Ground meat or giniling can be from any part of the animal. These are usually the odds and ends from cuts of meat that are still edible. That’s why when it comes to ground meat, you can ask your butcher to grind a hunk of meat for you.
Grinding meat is one of the best ways to make cooking this meat cut faster and easier. If you love using this versatile cooking ingredient, you need to know how best to cook it for any kind of recipe. Here are the tips and tricks you need to know to cook any kind of giniling right:
1 Choose your kind of meat.
Whether you’re a pork giniling fan, a ground beef, or prefer ground chicken, you can ask your butcher to make this for you or grab the pre-ground meat already available in the stores and palengke.
2 Sauté aromatics until only softened.
If you’re cooking garlic, onions, celery, or any other aromatics in your dish, add this in and sauté these before adding your meat since these will not cook properly when added after the meat has been browned.
If no aromatics will be added, add the ground meat into the pan.
3 Let it sear.
Just like steak, when you add your ground meat to the pan, you want to spread it out in an even layer and then leave it be to sear. Searing is how you bring out the delicious umami flavors that only browning the meat can give to your dish. Those browned areas of the giniling are the beginnings of the development of the base flavor of your dish. Without this browning, you might have a dish that has less meaty flavor than a dish that was browned first.
How do you sear ground meat properly? Here’s what you do:
- 1. Heat oil in a pan over medium heat. (If cooking aromatics, saute those first before adding the meat.)
- 2. Once hot, add the meat, spreading it out into an even layer.
- 3. Let it sear until the bottoms have browned. (This can take 3 to 5 minutes, depending on how hot the pan and the heat is.)
- 4. Once browned, crumble the meat and flip. If any part of the ground meat sticks, let it sear some more before trying to crumble and flip these areas again.
- 5. Repeat crumbling and flipping the meat until the ground meat are cooked through.
4 Add mix-ins.
Once your meat is browned, this is where you start building the rest of your dish. Are you making a classic giniling recipe with mixed vegetables? Will you veer from the usual and sweeten the ground meat with pineapples or tossing in some cubed talong to go with the meat? Whatever vegetables you want to add to your giniling dish, now is the time to add it in, after the meat has been seared.

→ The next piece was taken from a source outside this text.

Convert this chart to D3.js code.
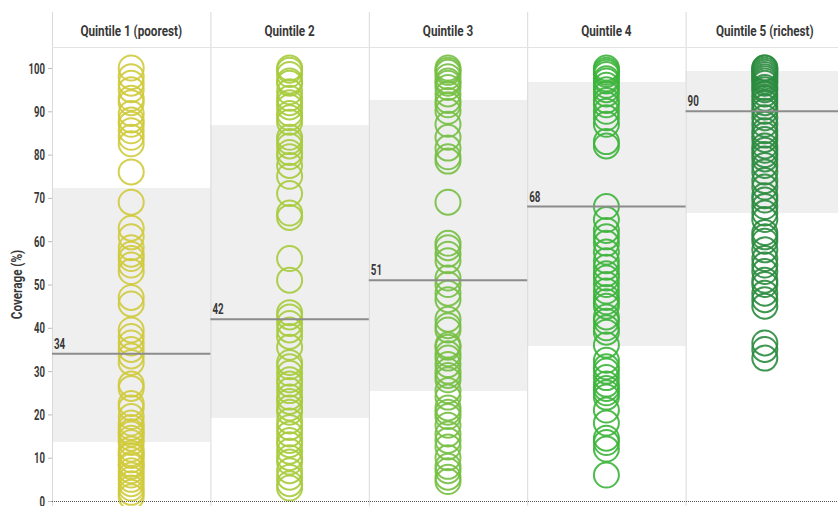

Since vegetables usually do not need a lot of time to cook and does not need to sear, stir fry it instead with the browned ground meat. If needed, such as with root vegetables like potatoes, carrots, and radishes, add a little water and let it simmer until those vegetables are cooked through and tender.
5 Season as desired.
The meat is cooked and the mix-ins are heated through as well. Time to season! Here is the time to get creative. One of the great properties of ground meat is its ability to taste fantastic with almost any seasoning you desire.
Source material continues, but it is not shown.